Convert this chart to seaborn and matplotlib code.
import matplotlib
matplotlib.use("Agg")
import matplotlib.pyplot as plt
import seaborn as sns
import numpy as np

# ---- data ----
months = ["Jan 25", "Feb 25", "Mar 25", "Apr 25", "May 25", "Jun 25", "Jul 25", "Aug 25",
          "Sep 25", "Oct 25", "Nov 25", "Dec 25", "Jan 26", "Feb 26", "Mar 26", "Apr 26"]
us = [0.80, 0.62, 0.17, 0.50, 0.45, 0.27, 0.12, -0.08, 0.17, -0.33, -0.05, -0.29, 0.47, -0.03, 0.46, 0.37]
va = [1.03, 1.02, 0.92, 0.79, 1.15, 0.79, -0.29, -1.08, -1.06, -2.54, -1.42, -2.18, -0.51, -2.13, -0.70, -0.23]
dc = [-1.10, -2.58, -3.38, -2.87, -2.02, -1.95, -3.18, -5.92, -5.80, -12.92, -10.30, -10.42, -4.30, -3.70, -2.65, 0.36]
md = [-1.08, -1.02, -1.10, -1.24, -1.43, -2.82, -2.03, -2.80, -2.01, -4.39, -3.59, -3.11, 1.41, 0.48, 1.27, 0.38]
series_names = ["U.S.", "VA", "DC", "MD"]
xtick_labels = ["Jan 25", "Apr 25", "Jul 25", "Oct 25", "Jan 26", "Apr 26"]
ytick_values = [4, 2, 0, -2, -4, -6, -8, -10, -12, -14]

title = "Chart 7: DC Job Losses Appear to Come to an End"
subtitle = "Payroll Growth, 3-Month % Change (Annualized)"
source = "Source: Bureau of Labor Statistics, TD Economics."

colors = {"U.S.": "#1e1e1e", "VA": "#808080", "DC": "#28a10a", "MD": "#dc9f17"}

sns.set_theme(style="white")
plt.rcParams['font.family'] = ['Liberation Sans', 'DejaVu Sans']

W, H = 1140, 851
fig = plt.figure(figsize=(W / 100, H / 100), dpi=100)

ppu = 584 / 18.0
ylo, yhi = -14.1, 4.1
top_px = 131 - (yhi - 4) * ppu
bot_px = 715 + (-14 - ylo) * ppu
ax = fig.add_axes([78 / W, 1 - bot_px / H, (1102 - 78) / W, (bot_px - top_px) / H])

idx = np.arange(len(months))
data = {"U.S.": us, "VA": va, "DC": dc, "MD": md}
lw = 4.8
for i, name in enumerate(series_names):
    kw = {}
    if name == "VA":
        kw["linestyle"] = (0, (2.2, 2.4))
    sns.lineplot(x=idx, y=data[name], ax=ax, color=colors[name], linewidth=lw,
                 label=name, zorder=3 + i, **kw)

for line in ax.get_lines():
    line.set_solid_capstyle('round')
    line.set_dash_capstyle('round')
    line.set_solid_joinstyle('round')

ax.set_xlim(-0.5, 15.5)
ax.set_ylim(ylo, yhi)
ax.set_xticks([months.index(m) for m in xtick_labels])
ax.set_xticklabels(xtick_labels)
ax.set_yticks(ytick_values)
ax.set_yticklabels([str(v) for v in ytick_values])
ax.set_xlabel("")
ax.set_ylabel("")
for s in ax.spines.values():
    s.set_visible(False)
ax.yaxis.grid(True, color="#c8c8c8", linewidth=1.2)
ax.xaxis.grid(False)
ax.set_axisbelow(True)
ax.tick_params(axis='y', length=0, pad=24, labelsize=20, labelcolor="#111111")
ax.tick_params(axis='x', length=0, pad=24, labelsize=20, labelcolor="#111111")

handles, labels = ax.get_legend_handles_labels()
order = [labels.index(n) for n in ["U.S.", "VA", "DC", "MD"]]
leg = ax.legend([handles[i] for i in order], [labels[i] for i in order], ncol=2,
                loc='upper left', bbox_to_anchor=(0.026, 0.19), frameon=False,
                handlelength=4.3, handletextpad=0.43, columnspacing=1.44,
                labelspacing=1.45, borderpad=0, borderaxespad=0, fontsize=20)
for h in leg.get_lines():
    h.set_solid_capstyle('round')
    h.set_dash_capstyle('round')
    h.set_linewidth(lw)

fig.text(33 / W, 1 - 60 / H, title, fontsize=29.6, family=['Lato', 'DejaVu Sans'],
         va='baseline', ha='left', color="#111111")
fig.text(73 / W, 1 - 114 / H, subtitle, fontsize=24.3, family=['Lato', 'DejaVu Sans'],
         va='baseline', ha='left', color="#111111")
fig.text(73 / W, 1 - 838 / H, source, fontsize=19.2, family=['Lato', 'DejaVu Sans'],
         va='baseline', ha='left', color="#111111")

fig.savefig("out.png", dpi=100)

☆ ☆ ☆

REQUIREMENTS: Word for word, reproduce the listing above from its start up to and including the line that has "import numpy as np". Give only those lines.

ANSWER TO THE TASK:
Convert this chart to seaborn and matplotlib code.
import matplotlib
matplotlib.use("Agg")
import matplotlib.pyplot as plt
import seaborn as sns
import numpy as np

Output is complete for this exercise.